Journalists and rights group on Thursday again condemned the government’s anti-insurgency task force men for insinuating that the Inquirer.net reporter they branded a communist propagandist bore the “burden of denial” in disputing their claims—a nonexistent legal concept.
This was after Armed Forces of the Philippines chief Cirilito Sobejana attempted to distance himself from the recent gaffe committed by his Philippine Military Academy classmate, Southern Luzon Command chief Lt. Gen. Antonio Parlade Jr., by saying that Parlade and Inquirer.net reporter Tetch Torres-Tupas had the burden of proving—and denying—each other’s allegations.
In a statement, the National Union of Journalists in the Philippines (NUJP) said it was “aghast” at Sobejana’s statement that Tupas might have been “dictated by her emotions or whatever” when she wrote the factually accurate story.

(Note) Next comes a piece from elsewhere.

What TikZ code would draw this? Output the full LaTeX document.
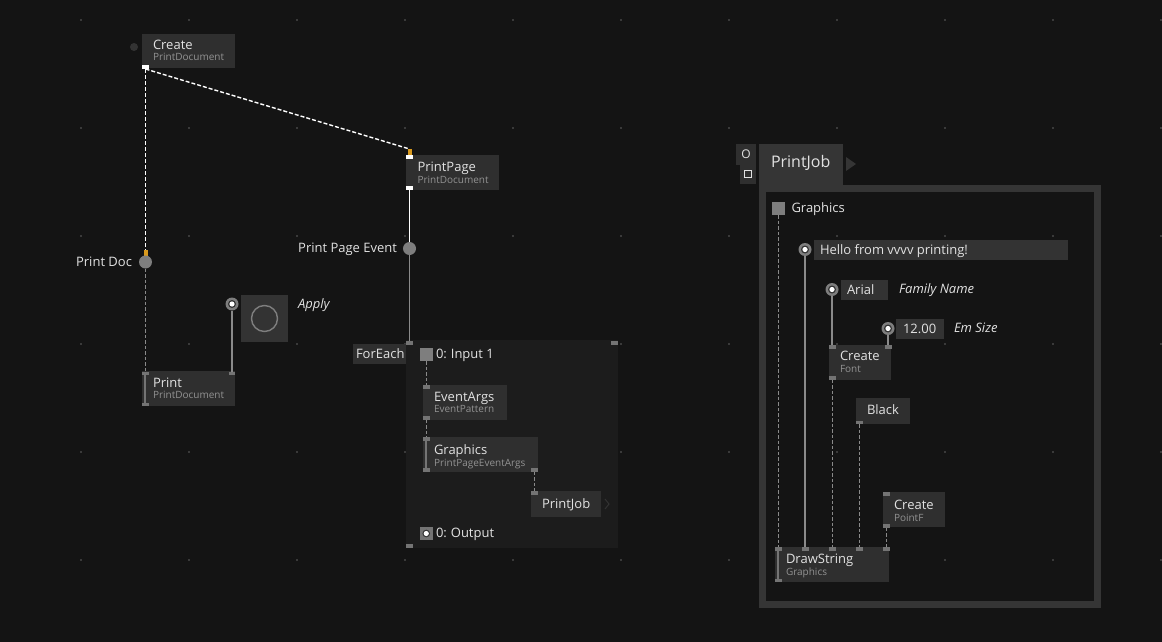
\documentclass[tikz,border=0pt]{standalone}
\usepackage{fontspec}
\setmainfont{Open Sans}
\definecolor{bg}{HTML}{141414}
\definecolor{nodefill}{HTML}{2F2F2F}
\definecolor{iofill}{HTML}{333333}
\definecolor{regfill}{HTML}{1C1C1C}
\definecolor{framec}{HTML}{353535}
\definecolor{txt}{HTML}{E2E2E2}
\definecolor{subtxt}{HTML}{929292}
\definecolor{pinc}{HTML}{7E7E7E}
\definecolor{smallpin}{HTML}{747474}
\definecolor{linec}{HTML}{8A8A8A}
\definecolor{orangec}{HTML}{D99A1E}
\definecolor{dotc}{HTML}{3A3A3A}
\begin{document}
\begin{tikzpicture}[x=1pt,y=-1pt,
  every node/.style={inner sep=0pt, outer sep=0pt},
  box/.style={fill=nodefill, anchor=north west, rectangle},
  iobox/.style={fill=iofill, anchor=north west, rectangle},
  pinw/.style={fill=white, anchor=north west, rectangle, minimum width=7pt, minimum height=4pt},
  ping/.style={fill=smallpin, anchor=north west, rectangle, minimum width=6.5pt, minimum height=3.5pt},
  pino/.style={fill=orangec, anchor=north west, rectangle, minimum width=4pt, minimum height=6pt},
  bigpin/.style={circle, fill=pinc, minimum size=13pt},
  iopin/.style={circle, fill=pinc, minimum size=13pt,
    path picture={\fill[iofill] (path picture bounding box.center) circle (4pt);
                  \fill[white] (path picture bounding box.center) circle (2.6pt);}},
  inpin/.style={fill=pinc, anchor=north west, rectangle, minimum width=12.5pt, minimum height=13pt},
  title/.style={anchor=base west, text=txt, font=\fontsize{13}{15}\selectfont},
  sub/.style={anchor=base west, text=subtxt, font=\fontsize{10}{12}\selectfont},
  lblit/.style={anchor=base west, text=txt, font=\fontsize{13}{15}\selectfont\itshape},
  wdash/.style={draw=white, line width=1.4pt, dash pattern=on 4pt off 2pt},
  wsolid/.style={draw=white, line width=1.7pt},
  gdash/.style={draw=linec, line width=1.2pt, dash pattern=on 3.5pt off 2pt},
  gsolid/.style={draw=linec, line width=1.5pt},
  nodebar/.style={draw=smallpin, line width=2pt}
]
% background and bounding box
\fill[bg] (0,0) rectangle (1162,642);
\useasboundingbox (0,0) rectangle (1162,642);
% grid dots
\foreach \gx in {81,189,297,405,513,621,729,837,945,1053,1161}
  \foreach \gy in {20,128,236,344,452,560}
    \fill[dotc] (\gx-0.8,\gy-0.8) rectangle (\gx+0.8,\gy+0.8);

% ---------- left part ----------
\node[circle, fill=iofill, minimum size=8pt] (createDot) at (134,47) {};
\node[box, minimum width=93pt, minimum height=34.5pt] (create) at (142,34) {};
\node[title] (createT) at (153,50) {Create};
\node[sub] (createS) at (153,61) {PrintDocument};
\node[pinw] (createOut) at (142,65) {};

\node[pino] (pdIn) at (143.5,250) {};
\node[bigpin] (pd) at (145.5,262) {};
\node[title, anchor=base east] (pdT) at (132,266) {Print Doc};

\node[box, minimum width=93pt, minimum height=35pt] (print) at (142,371) {};
\node[ping] (printIn1) at (142,371.5) {};
\node[ping] (printIn2) at (228.5,371.5) {};
\node[ping] (printOut) at (142,402.5) {};
\draw[nodebar] (printIn1.south) -- (printOut.north);
\node[title] (printT) at (153,387) {Print};
\node[sub] (printS) at (153,398) {PrintDocument};

\node[iopin] (applyPin) at (232,304) {};
\node[iobox, minimum width=47pt, minimum height=47pt] (applyBox) at (241,295) {};
\draw[draw=pinc, line width=1.4pt] (applyBox.center) circle (13pt);
\node[lblit] (applyT) at (298,308) {Apply};

\node[box, minimum width=93pt, minimum height=35pt] (pp) at (406,155) {};
\node[pinw] (ppIn) at (406,155) {};
\node[pino] (ppOrange) at (407.5,149) {};
\node[pinw] (ppOut) at (406,186) {};
\node[title] (ppT) at (417.5,171.5) {PrintPage};
\node[sub] (ppS) at (417.5,183) {PrintDocument};

\node[bigpin] (ppe) at (409.5,248.5) {};
\node[title, anchor=base east] (ppeT) at (397,252) {Print Page Event};

% connectors left
\draw[wdash] (createOut.south) -- (pdIn.north);
\draw[wdash] (createOut.south) -- (ppOrange.north);
\draw[gdash] (pd.south) -- (pd.south |- printIn1.north);
\draw[gsolid] (applyPin.south) -- (applyPin.south |- printIn2.north);
\draw[wsolid] (ppOut.south) -- (ppOut.south |- ppe.north);

% ---------- ForEach region ----------
\node[fill=regfill, anchor=north west, minimum width=212pt, minimum height=208pt] (fe) at (406,340) {};
\node[ping] (feIn) at (406,341) {};
\node[ping] (feTR) at (611,341) {};
\node[ping] (feOut) at (406,544) {};
\draw[gsolid] (ppe.south) -- (ppe.south |- feIn.north);
\node[box, minimum width=53pt, minimum height=20pt] (feLbl) at (353,344) {};
\node[title] (feT) at (356,358) {ForEach};

\node[inpin] (in1) at (420,348) {};
\node[title] (in1T) at (436,358) {0:\hspace{4pt}Input 1};

\node[box, minimum width=84pt, minimum height=35pt] (ea) at (423,385) {};
\node[ping] (eaIn) at (423,385) {};
\node[ping] (eaOut) at (423,416) {};
\node[title] (eaT) at (434,401) {EventArgs};
\node[sub] (eaS) at (434,412.5) {EventPattern};

\node[box, minimum width=115pt, minimum height=35pt] (gr) at (423,437) {};
\node[ping] (grIn) at (423,437) {};
\node[ping] (grOut) at (423,468) {};
\node[ping] (grOut2) at (531,468) {};
\draw[nodebar] (grIn.south) -- (grOut.north);
\node[title] (grT) at (434,454) {Graphics};
\node[sub] (grS) at (434,466) {PrintPageEventArgs};

\node[box, minimum width=70pt, minimum height=26pt] (pj) at (531,491) {};
\node[ping] (pjIn) at (531,491) {};
\node[title] (pjT) at (542,508) {PrintJob};
\draw[draw=iofill, line width=1pt] (605,499) -- (609,504) -- (605,509);

\node[inpin, fill=smallpin, path picture={\fill[iofill] (path picture bounding box.center) circle (3.8pt);
   \fill[white] (path picture bounding box.center) circle (2.6pt);}] (outSq) at (420,527) {};
\node[title] (outT) at (436,537.5) {0:\hspace{4pt}Output};

\draw[gdash] (in1.south) -- (in1.south |- eaIn.north);
\draw[gdash] (eaOut.south) -- (eaOut.south |- grIn.north);
\draw[gdash] (grOut2.south) -- (grOut2.south |- pjIn.north);

% ---------- PrintJob region ----------
\node[fill=nodefill, anchor=north west, minimum width=20pt, minimum height=21pt, text=txt,
      font=\fontsize{12}{14}\selectfont] (btnO) at (736,144) {O};
\node[fill=nodefill, anchor=north west, minimum width=16pt, minimum height=20pt] (btnSq) at (740,164) {};
\node[draw=txt, line width=1pt, minimum size=7pt] (btnSqIcon) at (btnSq.center) {};
\node[fill=framec, anchor=north west, minimum width=84pt, minimum height=45pt] (tab) at (759,144) {};
\node[anchor=base west, text=txt, font=\fontsize{16}{18}\selectfont] (tabT) at (771,167.5) {PrintJob};
\fill[framec] (846,157) -- (856,164) -- (846,171) -- cycle;
\node[draw=framec, line width=7pt, anchor=north west, minimum width=335pt, minimum height=416pt] (pjFrame) at (762.5,188.5) {};

\node[inpin] (pjG) at (772,202) {};
\node[title] (pjGT) at (791.5,212) {Graphics};

\node[iopin] (helloPin) at (805,249.5) {};
\node[iobox, minimum width=254pt, minimum height=20pt] (hello) at (814,240) {};
\node[title] (helloT) at (820,254) {Hello from vvvv printing!};

\node[iopin] (arialPin) at (832,289.5) {};
\node[iobox, minimum width=47pt, minimum height=20pt] (arial) at (841,280) {};
\node[title] (arialT) at (847,294) {Arial};
\node[lblit] (famT) at (899,293) {Family Name};

\node[iopin] (emPin) at (888,328.5) {};
\node[iobox, minimum width=48pt, minimum height=20pt] (em) at (896,319) {};
\node[title] (emT) at (903,333.5) {12.00};
\node[lblit] (emL) at (954,332.5) {Em Size};

\node[box, minimum width=62pt, minimum height=35pt] (cf) at (829,345) {};
\node[ping] (cfIn1) at (829,345) {};
\node[ping] (cfIn2) at (885,345) {};
\node[ping] (cfOut) at (829,376) {};
\node[title] (cfT) at (840,360) {Create};
\node[sub] (cfS) at (840,372.5) {Font};

\node[box, minimum width=54pt, minimum height=26pt] (blk) at (856,398) {};
\node[ping] (blkOut) at (856,420.5) {};
\node[title] (blkT) at (867,414) {Black};

\node[box, minimum width=62pt, minimum height=35pt] (cp) at (883,492) {};
\node[ping] (cpIn) at (883,492) {};
\node[ping] (cpOut) at (883,524) {};
\node[title] (cpT) at (894,509) {Create};
\node[sub] (cpS) at (894,521) {PointF};

\node[box, minimum width=114pt, minimum height=35pt] (ds) at (775,547) {};
\node[ping] (ds1) at (775,547) {};
\node[ping] (ds2) at (802,547) {};
\node[ping] (ds3) at (829,547) {};
\node[ping] (ds4) at (856,547) {};
\node[ping] (ds5) at (883,547) {};
\node[ping] (dsOut) at (775,578.5) {};
\draw[nodebar] (ds1.south) -- (dsOut.north);
\node[title] (dsT) at (786,563) {DrawString};
\node[sub] (dsS) at (786,575) {Graphics};

\draw[gdash] (pjG.south) -- (pjG.south |- ds1.north);
\draw[gsolid] (helloPin.south) -- (helloPin.south |- ds2.north);
\draw[gsolid] (arialPin.south) -- (arialPin.south |- cfIn1.north);
\draw[gsolid] (emPin.south) -- (emPin.south |- cfIn2.north);
\draw[gdash] (cfOut.south) -- (cfOut.south |- ds3.north);
\draw[gdash] (blkOut.south) -- (blkOut.south |- ds4.north);
\draw[gdash] (cpOut.south) -- (cpOut.south |- ds5.north);
\end{tikzpicture}
\end{document}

The NUJP added that it was “dangerous” for Sobejana to pick up Parlade’s “twisted logic of equating journalism [with] the journalist’s supposed ‘sympathy.’”
“This is victim-blaming, pure and simple, and attempts to create a legal fiction that both accuser and accused have an equal responsibility,” the NUJP said.
It added that it was disappointed by Sobejana’s turnaround after he ordered the military provost marshal to investigate Parlade.